De um ponto de vista histórico, o liberalismo afirmou-se como a alternativa de esquerda a um conservadorismo mais ou menos reaccionário, mais ou menos saudoso da monarquia absoluta e do Antigo Regime. Durante o século 19, antes do triunfo do socialismo, ser de esquerda ou ser liberal era a mesma coisa. Note-se que este carácter progressista do liberalismo está ainda hoje presente em alguns países, sobretudo na América. Como aí nunca tiveram sucesso as ideias socialistas, ser de esquerda é ser liberal. Obama, por exemplo, é um liberal no sentido americano, ainda que moderado.
De um ponto de vista doutrinal, o liberalismo é de esquerda na medida em que transmite uma visão profundamente igualitária. Aquilo que separa a esquerda da direita - qualquer tipo de esquerda de qualquer tipo de direita - é precisamente a diferença das posições em relação à promoção da igualdade. O liberalismo bate-se pelas liberdades iguais para todos os cidadãos e pelo tratamento não discriminatório de grupos historicamente discriminados: as mulheres, as minorias religiosas, étnicas ou sexuais. Mas o liberalismo defende também, desde o século 19 e até aos nossos dias, uma maior igualdade em termos de oportunidades e da distribuição da riqueza. Foi assim com John Stuart Mill, no século 19, e assim continuou com John Rawls, no final do século 20.

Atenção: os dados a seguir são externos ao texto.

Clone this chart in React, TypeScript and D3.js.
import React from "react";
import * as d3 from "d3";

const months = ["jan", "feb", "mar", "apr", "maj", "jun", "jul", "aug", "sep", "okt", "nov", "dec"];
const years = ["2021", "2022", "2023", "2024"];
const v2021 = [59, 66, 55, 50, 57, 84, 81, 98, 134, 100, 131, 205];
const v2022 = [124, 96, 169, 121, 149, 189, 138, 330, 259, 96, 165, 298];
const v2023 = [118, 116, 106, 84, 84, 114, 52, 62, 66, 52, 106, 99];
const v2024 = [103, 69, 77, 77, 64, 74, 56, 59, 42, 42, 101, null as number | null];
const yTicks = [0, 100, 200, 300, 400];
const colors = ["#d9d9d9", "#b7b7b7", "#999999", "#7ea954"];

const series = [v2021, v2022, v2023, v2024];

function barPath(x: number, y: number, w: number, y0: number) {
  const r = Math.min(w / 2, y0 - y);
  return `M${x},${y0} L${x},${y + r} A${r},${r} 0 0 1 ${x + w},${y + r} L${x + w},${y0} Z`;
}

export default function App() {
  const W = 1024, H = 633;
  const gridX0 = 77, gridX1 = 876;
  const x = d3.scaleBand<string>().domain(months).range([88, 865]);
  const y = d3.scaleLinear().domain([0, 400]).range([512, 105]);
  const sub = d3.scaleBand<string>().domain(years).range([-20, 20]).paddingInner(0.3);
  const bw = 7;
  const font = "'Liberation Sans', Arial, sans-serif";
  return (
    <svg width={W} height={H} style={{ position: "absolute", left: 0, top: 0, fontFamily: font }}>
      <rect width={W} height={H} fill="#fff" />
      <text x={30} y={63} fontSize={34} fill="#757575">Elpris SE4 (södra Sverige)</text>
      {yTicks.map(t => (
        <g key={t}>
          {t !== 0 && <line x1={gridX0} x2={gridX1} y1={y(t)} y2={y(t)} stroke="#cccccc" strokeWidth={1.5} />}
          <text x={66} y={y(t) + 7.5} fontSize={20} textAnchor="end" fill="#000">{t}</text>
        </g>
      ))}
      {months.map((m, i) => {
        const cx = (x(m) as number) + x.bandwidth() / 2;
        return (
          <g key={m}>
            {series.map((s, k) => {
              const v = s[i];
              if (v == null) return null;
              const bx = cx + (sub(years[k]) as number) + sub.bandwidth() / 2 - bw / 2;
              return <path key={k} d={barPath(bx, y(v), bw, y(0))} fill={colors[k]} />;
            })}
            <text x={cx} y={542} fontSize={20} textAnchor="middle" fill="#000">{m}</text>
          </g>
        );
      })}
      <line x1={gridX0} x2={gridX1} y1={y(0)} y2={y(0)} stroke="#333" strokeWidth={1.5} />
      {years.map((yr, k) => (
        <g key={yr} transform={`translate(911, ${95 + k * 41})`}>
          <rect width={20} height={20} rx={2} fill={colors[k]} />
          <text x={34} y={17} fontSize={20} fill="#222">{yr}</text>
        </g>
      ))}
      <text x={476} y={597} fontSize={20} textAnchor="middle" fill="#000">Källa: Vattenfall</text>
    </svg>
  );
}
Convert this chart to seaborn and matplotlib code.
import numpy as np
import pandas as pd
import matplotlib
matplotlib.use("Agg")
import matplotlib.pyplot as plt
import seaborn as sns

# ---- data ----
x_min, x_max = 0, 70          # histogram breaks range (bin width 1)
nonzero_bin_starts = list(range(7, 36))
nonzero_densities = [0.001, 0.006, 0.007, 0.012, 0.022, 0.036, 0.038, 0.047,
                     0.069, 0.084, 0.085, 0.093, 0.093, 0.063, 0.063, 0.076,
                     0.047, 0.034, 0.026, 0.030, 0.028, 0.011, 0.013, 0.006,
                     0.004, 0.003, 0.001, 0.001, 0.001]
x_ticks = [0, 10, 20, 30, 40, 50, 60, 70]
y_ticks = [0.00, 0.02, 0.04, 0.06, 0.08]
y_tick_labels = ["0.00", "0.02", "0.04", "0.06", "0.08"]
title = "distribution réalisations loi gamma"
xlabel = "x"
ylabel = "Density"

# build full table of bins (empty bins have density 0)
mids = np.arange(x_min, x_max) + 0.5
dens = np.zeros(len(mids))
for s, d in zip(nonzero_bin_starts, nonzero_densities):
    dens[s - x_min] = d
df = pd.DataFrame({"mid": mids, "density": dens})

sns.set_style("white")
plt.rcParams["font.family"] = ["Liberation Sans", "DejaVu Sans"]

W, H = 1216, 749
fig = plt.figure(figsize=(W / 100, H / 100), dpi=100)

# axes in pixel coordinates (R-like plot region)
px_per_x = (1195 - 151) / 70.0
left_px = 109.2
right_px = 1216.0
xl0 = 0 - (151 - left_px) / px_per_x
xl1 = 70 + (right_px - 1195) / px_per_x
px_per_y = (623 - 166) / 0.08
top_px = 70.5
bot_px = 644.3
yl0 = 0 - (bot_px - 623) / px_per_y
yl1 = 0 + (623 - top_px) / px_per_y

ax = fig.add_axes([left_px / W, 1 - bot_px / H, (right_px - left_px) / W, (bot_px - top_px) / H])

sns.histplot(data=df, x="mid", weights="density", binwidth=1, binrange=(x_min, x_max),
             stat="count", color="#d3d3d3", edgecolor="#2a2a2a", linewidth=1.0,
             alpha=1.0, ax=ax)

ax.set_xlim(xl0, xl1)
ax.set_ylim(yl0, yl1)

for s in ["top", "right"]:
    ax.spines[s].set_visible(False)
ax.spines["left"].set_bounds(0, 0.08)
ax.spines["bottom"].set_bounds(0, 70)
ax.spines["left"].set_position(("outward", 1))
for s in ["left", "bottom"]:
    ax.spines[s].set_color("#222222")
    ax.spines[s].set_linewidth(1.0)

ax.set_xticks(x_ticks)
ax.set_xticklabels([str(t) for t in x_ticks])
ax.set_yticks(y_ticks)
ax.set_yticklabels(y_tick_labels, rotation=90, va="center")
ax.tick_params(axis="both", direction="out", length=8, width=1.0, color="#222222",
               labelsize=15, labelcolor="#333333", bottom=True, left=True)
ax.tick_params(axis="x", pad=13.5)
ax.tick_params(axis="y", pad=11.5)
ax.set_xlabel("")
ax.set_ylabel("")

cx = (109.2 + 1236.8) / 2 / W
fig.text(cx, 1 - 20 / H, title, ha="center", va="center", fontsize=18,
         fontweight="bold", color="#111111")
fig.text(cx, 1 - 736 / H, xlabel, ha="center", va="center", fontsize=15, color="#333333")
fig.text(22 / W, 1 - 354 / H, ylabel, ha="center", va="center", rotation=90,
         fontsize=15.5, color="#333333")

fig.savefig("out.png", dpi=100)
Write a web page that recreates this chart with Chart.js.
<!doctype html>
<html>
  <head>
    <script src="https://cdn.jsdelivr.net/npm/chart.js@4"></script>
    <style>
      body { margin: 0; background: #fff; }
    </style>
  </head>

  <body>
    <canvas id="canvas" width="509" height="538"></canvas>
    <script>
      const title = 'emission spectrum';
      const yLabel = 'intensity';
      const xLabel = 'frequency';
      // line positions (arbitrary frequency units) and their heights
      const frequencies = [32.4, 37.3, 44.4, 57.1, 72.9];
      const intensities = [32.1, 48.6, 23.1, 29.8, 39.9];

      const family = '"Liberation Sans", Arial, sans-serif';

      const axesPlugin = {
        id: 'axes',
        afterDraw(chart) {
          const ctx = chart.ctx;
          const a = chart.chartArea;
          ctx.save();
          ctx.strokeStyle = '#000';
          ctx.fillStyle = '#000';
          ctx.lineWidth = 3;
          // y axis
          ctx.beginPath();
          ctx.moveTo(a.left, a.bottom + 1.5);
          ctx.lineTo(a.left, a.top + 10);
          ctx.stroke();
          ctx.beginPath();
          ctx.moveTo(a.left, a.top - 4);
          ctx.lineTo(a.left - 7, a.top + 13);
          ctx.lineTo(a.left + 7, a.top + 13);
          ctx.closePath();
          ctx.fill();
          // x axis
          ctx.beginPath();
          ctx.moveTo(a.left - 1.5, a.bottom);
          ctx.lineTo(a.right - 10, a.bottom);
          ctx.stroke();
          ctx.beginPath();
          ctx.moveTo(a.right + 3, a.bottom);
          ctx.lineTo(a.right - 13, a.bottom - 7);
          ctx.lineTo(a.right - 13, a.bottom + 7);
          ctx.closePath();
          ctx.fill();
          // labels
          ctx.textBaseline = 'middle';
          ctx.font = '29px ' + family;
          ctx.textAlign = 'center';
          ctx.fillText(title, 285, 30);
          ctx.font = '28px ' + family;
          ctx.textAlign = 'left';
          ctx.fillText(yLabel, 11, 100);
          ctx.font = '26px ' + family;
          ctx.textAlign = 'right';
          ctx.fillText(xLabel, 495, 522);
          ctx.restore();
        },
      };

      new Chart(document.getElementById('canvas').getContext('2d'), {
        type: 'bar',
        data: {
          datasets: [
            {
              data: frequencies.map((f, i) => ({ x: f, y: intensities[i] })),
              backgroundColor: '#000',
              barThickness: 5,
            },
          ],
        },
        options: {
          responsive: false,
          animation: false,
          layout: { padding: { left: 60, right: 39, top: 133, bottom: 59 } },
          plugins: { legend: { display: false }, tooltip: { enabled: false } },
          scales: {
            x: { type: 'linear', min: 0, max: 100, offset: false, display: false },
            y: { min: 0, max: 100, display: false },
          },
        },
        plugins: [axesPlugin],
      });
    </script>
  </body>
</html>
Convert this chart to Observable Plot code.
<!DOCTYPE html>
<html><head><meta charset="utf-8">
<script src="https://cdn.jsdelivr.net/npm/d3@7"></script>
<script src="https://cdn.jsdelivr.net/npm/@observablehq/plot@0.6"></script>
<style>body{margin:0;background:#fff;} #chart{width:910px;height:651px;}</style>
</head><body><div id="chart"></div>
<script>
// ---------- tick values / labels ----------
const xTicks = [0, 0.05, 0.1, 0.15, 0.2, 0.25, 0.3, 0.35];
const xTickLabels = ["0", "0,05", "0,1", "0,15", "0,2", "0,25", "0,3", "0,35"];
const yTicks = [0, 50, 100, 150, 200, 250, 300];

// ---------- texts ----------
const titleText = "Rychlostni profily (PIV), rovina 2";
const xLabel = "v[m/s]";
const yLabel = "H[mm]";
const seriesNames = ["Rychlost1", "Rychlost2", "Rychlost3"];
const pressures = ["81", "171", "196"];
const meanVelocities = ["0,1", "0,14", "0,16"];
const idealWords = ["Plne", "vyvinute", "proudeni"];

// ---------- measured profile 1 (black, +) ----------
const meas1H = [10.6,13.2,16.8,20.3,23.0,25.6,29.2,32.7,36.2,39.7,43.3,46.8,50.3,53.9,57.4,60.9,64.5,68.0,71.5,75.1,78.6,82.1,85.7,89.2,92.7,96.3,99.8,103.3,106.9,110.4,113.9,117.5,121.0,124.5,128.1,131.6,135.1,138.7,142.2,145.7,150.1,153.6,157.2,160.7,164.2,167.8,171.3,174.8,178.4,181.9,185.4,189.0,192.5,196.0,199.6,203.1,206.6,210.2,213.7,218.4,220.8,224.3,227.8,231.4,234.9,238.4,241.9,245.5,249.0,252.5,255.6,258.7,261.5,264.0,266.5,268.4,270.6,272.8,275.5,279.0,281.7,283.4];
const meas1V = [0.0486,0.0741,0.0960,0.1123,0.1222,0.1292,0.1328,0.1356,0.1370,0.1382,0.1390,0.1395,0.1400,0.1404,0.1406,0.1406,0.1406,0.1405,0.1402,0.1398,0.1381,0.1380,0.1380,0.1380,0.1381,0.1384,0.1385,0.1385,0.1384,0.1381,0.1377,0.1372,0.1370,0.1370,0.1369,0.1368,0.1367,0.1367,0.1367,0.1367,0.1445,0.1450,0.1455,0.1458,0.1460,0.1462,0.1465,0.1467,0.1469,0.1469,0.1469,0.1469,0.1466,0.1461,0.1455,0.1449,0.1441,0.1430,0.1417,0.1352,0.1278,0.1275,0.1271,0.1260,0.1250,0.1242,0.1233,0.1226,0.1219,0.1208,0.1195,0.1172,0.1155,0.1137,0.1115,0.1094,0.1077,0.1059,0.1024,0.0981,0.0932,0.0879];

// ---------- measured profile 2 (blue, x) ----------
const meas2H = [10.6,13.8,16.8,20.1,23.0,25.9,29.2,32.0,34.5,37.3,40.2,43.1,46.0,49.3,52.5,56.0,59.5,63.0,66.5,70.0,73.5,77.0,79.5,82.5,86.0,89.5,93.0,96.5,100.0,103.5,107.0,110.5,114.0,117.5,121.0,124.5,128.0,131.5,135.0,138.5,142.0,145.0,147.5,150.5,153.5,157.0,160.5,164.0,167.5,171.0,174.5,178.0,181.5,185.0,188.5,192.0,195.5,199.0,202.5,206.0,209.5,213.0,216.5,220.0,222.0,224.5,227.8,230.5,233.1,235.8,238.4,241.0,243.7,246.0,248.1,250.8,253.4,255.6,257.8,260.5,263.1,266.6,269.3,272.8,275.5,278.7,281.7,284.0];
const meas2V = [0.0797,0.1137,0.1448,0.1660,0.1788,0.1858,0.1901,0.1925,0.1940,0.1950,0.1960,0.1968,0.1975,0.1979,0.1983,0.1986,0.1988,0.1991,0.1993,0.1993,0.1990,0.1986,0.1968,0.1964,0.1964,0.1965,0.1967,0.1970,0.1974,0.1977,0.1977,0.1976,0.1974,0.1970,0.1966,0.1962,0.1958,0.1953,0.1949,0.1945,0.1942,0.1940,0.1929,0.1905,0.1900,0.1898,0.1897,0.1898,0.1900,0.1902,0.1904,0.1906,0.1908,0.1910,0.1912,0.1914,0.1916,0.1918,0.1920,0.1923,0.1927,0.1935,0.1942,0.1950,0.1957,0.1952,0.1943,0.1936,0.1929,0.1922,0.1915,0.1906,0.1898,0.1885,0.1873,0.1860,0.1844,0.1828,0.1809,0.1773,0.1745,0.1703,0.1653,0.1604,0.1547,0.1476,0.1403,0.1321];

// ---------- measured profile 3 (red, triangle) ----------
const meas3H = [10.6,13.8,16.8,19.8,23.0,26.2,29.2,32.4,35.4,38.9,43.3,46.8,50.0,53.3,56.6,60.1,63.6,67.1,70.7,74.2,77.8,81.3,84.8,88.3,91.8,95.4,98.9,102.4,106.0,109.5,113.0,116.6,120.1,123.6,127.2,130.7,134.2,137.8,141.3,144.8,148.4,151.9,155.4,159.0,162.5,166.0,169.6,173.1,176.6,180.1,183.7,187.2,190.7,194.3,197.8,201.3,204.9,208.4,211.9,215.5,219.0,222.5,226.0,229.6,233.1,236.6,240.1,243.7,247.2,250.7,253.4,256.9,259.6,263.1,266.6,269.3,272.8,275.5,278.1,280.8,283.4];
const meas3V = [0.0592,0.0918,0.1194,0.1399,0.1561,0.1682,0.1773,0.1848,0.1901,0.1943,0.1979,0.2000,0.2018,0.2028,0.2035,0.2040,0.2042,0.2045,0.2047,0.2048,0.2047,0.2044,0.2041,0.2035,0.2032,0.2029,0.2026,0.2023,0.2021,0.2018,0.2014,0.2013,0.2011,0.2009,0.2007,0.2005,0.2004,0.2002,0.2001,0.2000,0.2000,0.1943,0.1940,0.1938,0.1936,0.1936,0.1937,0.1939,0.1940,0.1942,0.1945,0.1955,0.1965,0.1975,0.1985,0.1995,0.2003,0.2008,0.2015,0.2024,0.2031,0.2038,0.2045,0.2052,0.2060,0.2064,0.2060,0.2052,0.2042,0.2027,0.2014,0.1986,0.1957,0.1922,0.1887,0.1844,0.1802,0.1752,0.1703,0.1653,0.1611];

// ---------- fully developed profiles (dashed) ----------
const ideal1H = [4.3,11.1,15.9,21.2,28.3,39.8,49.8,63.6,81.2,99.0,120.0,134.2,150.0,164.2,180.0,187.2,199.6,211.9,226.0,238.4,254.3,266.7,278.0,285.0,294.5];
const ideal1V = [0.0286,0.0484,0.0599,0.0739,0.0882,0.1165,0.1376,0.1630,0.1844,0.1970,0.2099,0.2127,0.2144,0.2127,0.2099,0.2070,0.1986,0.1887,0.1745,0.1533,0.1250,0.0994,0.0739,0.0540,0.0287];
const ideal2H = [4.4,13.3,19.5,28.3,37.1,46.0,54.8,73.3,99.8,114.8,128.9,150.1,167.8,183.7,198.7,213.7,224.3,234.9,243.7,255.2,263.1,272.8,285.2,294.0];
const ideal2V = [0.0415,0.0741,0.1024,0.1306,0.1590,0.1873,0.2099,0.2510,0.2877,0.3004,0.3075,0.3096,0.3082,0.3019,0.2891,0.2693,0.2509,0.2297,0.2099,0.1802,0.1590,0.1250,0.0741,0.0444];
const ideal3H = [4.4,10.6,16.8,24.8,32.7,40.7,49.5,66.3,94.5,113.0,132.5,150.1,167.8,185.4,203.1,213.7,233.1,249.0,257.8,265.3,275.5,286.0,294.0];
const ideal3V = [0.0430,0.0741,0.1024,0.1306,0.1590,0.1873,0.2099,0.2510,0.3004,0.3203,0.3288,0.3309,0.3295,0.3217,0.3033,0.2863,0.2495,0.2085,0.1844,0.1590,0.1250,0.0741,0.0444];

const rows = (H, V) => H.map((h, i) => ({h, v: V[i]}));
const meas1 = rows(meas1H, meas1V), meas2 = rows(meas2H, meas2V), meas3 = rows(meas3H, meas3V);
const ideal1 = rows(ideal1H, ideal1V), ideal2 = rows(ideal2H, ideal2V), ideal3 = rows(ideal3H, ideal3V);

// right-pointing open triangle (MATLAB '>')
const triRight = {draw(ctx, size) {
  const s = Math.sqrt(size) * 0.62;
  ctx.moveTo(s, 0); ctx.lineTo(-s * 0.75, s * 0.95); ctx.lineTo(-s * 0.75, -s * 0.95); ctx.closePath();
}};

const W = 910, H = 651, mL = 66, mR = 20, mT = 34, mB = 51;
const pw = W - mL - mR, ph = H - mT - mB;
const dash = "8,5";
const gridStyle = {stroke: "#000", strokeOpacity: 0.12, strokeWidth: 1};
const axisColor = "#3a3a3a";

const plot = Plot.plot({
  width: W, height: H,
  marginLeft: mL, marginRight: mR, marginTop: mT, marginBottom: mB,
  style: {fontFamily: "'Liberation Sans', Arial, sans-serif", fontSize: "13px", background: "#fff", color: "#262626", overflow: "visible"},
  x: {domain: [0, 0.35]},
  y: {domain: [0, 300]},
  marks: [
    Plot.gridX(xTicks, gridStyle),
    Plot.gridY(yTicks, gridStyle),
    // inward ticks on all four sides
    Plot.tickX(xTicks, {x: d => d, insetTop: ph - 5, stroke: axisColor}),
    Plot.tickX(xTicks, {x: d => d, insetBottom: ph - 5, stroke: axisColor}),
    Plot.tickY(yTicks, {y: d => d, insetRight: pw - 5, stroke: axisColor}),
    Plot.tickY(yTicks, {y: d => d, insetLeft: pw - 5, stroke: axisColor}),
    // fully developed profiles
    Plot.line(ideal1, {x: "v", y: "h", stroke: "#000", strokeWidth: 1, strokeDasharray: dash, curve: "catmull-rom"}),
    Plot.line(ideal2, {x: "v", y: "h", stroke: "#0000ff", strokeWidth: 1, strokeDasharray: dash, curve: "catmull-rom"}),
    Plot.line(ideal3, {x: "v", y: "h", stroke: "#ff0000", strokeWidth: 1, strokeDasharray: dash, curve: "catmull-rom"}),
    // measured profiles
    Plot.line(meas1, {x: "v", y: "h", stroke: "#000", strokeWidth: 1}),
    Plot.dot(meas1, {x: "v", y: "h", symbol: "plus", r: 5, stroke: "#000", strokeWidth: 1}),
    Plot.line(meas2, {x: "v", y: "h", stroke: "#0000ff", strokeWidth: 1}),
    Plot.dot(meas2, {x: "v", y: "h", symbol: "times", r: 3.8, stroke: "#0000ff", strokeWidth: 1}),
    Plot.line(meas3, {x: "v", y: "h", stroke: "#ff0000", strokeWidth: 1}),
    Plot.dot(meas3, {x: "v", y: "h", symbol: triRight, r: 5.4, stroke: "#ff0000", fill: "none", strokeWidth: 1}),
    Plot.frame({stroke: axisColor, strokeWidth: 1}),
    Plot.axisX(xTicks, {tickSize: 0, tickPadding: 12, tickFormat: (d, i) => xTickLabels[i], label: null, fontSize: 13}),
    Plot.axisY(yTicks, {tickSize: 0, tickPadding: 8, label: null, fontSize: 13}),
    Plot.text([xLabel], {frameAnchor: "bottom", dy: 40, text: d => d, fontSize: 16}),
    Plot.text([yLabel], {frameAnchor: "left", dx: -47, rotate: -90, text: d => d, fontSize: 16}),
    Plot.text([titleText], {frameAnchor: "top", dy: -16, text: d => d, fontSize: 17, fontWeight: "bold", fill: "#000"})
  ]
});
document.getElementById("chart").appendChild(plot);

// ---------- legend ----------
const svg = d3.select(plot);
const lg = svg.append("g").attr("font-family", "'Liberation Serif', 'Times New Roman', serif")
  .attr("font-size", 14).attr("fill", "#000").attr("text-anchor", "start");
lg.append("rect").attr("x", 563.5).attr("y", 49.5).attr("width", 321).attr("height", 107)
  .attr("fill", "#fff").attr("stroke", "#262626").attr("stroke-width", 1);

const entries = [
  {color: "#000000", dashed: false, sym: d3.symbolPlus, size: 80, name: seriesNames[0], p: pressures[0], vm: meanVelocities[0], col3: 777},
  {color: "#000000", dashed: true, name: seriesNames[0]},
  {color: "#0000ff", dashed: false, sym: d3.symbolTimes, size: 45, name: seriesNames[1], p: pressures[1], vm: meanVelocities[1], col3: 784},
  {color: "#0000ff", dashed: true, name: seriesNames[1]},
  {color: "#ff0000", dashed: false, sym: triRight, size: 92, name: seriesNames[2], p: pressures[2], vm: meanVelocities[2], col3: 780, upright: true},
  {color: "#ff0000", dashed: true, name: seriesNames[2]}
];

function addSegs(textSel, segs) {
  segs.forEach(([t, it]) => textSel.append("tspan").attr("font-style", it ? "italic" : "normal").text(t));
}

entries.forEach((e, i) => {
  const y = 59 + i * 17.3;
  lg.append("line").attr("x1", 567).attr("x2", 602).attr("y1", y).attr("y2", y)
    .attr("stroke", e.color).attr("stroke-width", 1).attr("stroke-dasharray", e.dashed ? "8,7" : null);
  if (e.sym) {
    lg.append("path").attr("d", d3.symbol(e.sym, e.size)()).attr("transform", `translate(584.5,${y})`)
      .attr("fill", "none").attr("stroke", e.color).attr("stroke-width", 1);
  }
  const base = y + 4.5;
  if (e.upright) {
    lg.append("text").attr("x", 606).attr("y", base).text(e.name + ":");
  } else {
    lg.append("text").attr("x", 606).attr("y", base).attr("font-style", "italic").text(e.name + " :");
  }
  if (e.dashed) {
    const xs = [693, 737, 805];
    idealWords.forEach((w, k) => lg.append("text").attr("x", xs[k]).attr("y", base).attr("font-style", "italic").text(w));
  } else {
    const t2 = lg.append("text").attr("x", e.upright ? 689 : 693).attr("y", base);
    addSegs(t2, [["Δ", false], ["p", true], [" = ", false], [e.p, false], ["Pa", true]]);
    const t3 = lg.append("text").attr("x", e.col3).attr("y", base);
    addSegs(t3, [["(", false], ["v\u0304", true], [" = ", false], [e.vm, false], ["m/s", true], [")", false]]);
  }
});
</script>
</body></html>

De um ponto de vista político-partidário, em Portugal e não só, o liberalismo mantém-se à esquerda. Isto não quer dizer que pelo menos uma parte dos partidos da direita não defenda o mercado livre. Mas preconizar o mercado livre não faz de ninguém um liberal. Se assim fosse, Pinochet e as autoridades chinesas seriam liberais distintos. Na direita portuguesa, os que aderiram ao que chamam "liberalismo clássico" na economia são, em boa verdade, conservadores e não liberais. São-no sempre em matérias de costumes e de bioética. Nunca se preocupam muito com a defesa das liberdades individuais. Desconsideram as minorias. A sua adesão ao mercado livre deriva apenas da oposição à política igualitária da esquerda. Defendem o mercado contra o Estado social e distributivo, não a favor da liberdade.
Dito isto, não nego que possa existir, em tese, também um liberalismo de direita. No entanto, para ser consequente, esse liberalismo tem de defender a liberdade de cada um de fazer o que quiser consigo mesmo e com a sua propriedade, contra um Estado igualitarista, mas também contra um Estado conservador. É o que podemos encontrar, por exemplo, num autor como Robert Nozick. Porém, os movimentos políticos que dele se reivindicam são negligenciáveis e, em Portugal, não existem de forma nenhuma. Decididamente, o liberalismo é de esquerda. "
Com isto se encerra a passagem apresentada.